--- START RECORDS PROVIDED ---

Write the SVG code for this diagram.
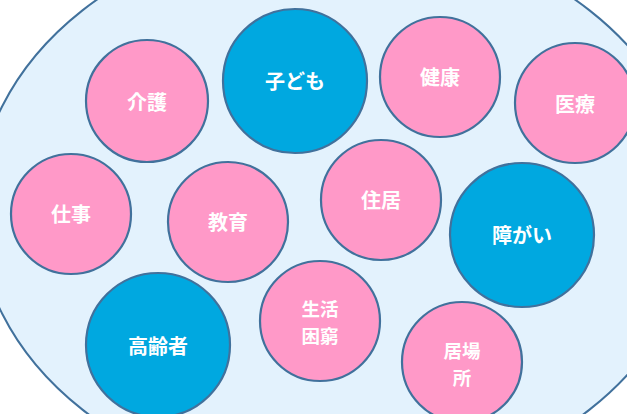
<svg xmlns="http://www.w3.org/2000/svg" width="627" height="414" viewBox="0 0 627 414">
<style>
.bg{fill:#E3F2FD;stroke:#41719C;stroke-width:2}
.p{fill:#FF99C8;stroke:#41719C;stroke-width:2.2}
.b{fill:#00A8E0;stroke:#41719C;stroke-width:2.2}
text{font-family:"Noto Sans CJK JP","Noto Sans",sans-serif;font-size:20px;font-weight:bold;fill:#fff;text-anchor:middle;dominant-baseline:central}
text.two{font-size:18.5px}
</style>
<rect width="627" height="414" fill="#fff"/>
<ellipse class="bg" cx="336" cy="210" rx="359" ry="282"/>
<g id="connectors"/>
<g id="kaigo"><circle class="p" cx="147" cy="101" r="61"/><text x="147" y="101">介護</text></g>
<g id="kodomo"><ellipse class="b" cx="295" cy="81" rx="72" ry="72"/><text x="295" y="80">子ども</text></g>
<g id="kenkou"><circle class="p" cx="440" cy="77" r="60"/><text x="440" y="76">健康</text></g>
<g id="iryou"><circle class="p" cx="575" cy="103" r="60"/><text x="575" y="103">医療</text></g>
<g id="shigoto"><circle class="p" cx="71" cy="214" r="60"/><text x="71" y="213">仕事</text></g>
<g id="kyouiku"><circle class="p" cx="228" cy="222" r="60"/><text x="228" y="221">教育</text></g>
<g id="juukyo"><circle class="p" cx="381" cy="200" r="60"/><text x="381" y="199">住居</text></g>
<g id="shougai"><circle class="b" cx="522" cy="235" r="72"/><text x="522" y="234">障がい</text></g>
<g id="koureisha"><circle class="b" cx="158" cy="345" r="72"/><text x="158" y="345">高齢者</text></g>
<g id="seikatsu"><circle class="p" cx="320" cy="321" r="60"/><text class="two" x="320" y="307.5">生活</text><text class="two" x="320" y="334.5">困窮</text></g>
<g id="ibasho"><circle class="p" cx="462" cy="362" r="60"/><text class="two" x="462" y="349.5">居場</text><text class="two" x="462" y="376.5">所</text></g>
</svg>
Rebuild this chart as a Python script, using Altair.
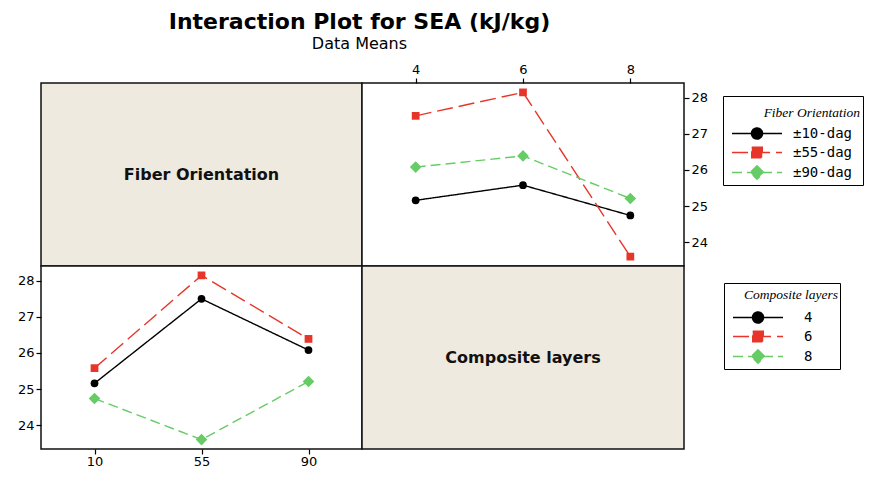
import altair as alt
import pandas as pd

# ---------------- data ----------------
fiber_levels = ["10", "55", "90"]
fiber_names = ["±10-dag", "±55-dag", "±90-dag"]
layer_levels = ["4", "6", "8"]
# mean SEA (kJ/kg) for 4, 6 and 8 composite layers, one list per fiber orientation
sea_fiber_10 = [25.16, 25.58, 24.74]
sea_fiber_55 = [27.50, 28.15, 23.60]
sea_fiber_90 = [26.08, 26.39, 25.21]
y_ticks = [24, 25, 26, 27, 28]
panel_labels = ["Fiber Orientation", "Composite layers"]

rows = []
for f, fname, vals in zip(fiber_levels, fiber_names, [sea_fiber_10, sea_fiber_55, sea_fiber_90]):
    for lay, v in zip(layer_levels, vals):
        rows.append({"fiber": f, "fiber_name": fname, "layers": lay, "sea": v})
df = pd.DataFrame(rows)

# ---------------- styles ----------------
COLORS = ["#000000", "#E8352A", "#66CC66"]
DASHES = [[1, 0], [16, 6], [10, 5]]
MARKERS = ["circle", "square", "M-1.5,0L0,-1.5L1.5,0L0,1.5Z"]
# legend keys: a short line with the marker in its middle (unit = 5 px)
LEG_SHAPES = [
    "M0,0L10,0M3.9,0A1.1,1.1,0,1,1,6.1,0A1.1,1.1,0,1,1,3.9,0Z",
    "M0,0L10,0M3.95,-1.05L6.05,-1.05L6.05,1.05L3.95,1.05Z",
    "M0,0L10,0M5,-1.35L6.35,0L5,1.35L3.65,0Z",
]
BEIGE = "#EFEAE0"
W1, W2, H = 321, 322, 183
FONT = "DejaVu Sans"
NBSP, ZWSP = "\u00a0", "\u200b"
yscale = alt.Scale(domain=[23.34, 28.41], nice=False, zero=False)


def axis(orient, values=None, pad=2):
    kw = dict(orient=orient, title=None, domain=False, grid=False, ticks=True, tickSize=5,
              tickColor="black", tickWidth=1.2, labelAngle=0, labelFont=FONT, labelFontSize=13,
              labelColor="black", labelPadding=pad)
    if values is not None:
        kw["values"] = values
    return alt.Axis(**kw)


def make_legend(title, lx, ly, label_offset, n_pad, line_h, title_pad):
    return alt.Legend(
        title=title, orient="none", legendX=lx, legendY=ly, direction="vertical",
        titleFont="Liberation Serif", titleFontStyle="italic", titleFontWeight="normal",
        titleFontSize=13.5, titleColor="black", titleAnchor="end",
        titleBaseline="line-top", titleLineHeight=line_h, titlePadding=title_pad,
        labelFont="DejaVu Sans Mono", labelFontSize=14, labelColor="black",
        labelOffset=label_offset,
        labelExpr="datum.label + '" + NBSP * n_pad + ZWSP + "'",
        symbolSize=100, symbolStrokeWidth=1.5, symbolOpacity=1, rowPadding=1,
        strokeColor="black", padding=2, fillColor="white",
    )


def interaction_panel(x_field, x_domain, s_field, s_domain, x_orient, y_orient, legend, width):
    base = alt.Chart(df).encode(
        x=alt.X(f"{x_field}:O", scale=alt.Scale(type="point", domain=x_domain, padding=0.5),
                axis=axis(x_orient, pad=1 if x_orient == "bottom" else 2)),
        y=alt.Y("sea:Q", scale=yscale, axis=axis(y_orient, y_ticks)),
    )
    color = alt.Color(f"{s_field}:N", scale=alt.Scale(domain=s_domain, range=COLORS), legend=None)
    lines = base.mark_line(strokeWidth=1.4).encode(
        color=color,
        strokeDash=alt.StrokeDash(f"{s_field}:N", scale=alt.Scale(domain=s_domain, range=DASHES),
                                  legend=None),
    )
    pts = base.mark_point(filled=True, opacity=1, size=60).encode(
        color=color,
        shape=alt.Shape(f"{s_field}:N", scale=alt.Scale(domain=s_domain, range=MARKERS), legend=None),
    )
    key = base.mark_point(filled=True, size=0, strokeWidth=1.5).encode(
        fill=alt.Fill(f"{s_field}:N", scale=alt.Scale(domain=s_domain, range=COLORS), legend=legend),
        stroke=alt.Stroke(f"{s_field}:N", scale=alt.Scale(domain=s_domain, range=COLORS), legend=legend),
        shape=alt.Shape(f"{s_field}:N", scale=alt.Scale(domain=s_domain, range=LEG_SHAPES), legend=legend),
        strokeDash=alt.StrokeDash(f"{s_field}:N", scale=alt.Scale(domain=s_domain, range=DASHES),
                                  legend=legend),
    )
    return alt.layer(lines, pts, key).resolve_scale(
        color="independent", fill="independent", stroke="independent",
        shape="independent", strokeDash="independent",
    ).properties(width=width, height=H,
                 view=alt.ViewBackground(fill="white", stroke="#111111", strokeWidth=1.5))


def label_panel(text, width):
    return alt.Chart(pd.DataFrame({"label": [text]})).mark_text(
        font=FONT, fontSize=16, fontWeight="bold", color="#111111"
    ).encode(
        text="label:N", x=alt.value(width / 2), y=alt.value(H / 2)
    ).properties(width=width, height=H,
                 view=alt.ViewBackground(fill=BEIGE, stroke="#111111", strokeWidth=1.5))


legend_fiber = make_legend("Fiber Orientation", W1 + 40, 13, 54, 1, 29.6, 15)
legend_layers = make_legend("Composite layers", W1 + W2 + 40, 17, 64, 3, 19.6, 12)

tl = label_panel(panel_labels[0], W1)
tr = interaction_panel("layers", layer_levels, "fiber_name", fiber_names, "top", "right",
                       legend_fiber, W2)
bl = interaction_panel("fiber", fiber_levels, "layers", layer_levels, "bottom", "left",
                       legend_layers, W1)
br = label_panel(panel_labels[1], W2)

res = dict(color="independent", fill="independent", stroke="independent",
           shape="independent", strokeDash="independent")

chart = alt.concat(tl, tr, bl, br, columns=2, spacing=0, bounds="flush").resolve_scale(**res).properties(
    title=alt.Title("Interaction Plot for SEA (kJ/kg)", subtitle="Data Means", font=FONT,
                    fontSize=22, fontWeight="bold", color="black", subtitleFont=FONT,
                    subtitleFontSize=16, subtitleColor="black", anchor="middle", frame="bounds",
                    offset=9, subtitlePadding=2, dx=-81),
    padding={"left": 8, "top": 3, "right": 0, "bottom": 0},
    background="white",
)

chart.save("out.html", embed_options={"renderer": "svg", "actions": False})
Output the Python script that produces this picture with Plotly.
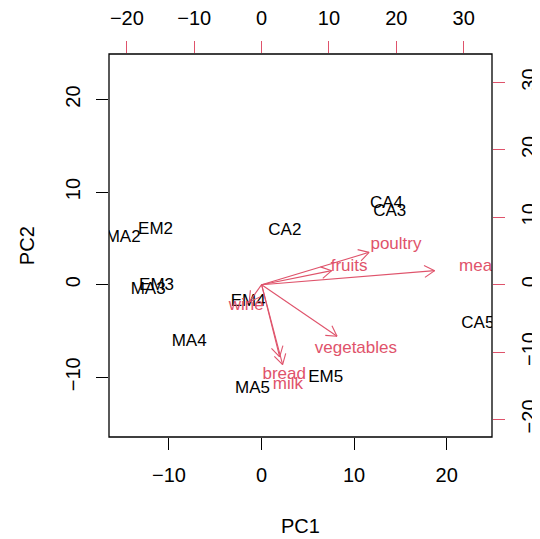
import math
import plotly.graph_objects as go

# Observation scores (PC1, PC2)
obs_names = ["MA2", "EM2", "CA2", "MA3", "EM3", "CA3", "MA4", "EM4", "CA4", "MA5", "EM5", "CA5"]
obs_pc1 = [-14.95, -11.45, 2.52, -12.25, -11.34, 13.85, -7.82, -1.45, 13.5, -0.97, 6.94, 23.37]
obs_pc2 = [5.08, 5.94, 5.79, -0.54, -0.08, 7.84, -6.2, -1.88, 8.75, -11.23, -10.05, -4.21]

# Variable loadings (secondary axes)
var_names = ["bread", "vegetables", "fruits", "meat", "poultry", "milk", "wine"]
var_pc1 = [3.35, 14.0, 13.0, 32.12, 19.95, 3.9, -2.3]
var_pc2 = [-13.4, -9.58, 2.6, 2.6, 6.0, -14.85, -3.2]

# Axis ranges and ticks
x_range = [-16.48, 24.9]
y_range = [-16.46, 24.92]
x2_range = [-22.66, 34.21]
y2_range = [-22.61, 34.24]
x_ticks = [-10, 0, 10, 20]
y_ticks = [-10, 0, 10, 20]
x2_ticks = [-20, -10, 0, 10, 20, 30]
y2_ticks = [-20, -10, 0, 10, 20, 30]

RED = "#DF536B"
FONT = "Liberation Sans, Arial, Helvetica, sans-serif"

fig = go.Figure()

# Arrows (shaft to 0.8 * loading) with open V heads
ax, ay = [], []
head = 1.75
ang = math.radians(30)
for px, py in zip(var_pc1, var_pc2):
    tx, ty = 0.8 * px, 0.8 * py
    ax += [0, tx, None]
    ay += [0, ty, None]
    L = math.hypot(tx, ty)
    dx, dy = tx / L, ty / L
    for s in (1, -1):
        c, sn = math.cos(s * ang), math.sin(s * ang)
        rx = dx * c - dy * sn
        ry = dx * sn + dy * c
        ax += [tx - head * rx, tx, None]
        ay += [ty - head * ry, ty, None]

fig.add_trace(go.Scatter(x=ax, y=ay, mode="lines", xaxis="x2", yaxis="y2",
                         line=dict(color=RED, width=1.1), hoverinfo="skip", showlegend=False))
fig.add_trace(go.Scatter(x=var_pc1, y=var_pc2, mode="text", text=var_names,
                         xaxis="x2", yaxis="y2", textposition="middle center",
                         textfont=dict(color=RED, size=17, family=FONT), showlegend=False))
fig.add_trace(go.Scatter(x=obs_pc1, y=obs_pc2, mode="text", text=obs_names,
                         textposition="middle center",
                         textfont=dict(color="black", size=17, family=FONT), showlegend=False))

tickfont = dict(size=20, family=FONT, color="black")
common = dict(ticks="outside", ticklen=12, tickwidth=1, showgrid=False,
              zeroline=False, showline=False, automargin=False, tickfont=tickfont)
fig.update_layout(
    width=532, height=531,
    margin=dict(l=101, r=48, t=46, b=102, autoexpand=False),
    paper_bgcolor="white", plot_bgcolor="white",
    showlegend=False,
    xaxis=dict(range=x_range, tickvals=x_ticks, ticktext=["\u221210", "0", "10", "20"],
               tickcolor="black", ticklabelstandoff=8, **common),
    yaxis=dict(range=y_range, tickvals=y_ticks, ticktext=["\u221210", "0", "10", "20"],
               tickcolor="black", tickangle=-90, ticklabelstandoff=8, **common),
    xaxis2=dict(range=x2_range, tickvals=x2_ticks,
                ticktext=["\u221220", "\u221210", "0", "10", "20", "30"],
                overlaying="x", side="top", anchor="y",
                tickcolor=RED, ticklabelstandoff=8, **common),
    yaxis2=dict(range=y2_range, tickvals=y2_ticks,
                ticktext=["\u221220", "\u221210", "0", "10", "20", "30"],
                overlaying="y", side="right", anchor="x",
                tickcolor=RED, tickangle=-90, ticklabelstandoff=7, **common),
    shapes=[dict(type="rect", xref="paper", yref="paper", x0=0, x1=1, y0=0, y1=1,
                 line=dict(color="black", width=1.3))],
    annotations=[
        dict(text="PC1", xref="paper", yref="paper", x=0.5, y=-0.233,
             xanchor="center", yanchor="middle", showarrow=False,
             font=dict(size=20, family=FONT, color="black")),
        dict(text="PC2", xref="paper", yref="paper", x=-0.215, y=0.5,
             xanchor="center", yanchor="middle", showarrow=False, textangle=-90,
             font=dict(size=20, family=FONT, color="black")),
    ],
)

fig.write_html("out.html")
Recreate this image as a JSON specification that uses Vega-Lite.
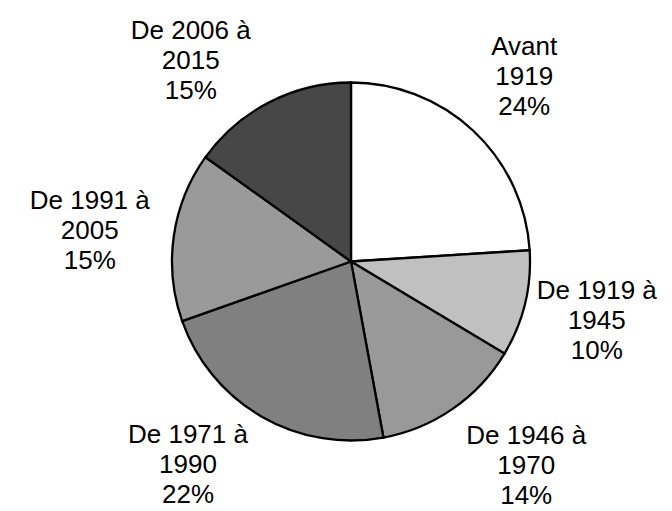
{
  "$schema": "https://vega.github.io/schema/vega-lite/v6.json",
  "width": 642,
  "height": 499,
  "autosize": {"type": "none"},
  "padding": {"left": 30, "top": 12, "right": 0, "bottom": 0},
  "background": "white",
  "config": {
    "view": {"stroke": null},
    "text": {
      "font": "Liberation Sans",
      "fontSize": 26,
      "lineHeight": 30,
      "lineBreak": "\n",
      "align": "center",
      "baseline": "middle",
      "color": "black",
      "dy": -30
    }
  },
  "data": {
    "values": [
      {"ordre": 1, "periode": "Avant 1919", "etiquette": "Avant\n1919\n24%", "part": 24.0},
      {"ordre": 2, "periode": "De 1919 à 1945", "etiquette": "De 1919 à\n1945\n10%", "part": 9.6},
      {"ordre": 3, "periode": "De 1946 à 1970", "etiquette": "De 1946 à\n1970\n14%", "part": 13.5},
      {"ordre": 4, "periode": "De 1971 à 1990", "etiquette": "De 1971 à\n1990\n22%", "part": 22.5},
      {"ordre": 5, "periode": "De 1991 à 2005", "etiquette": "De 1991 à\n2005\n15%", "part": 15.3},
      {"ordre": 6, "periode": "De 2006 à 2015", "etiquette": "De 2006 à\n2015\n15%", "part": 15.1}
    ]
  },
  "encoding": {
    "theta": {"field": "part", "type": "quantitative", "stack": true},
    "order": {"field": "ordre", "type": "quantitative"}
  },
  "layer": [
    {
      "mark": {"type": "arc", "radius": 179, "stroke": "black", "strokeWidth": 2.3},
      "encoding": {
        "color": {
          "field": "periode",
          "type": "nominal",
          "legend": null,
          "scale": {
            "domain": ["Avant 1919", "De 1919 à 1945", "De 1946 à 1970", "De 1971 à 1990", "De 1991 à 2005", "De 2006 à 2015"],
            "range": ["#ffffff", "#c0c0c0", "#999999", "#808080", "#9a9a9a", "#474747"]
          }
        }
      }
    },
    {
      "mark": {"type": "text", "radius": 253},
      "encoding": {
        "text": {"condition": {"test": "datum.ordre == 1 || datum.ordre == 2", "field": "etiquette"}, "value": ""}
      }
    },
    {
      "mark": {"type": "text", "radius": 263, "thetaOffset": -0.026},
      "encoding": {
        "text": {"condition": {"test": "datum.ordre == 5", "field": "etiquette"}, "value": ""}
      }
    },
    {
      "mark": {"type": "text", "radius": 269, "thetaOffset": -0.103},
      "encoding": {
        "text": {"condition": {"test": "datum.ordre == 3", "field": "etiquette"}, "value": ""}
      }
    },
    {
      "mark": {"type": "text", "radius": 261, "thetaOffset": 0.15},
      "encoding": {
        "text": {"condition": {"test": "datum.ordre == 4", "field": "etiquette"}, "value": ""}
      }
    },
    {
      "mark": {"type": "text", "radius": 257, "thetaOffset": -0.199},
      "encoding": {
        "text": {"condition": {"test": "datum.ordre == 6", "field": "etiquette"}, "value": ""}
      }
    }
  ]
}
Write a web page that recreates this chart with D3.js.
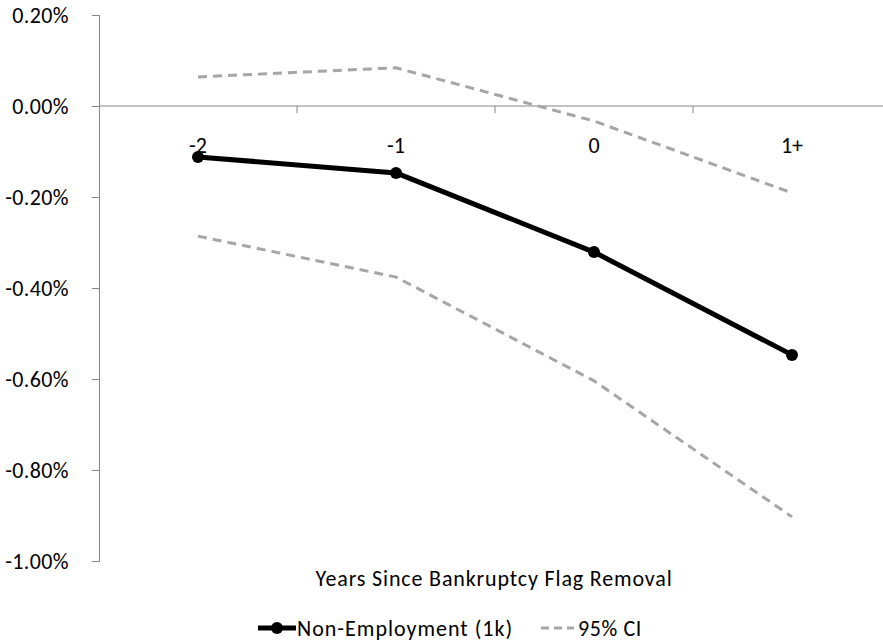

--- END RECORDS PROVIDED ---

— EXERCISE TASK —
Both the line with "Output the Python" and the line with "-11.23, -10.05, -4.21]" belong in the copy, along with every line between them; set them down exactly and skip the pictures.

— PROBLEM SOLUTION —
Output the Python script that produces this picture with Plotly.
import math
import plotly.graph_objects as go

# Observation scores (PC1, PC2)
obs_names = ["MA2", "EM2", "CA2", "MA3", "EM3", "CA3", "MA4", "EM4", "CA4", "MA5", "EM5", "CA5"]
obs_pc1 = [-14.95, -11.45, 2.52, -12.25, -11.34, 13.85, -7.82, -1.45, 13.5, -0.97, 6.94, 23.37]
obs_pc2 = [5.08, 5.94, 5.79, -0.54, -0.08, 7.84, -6.2, -1.88, 8.75, -11.23, -10.05, -4.21]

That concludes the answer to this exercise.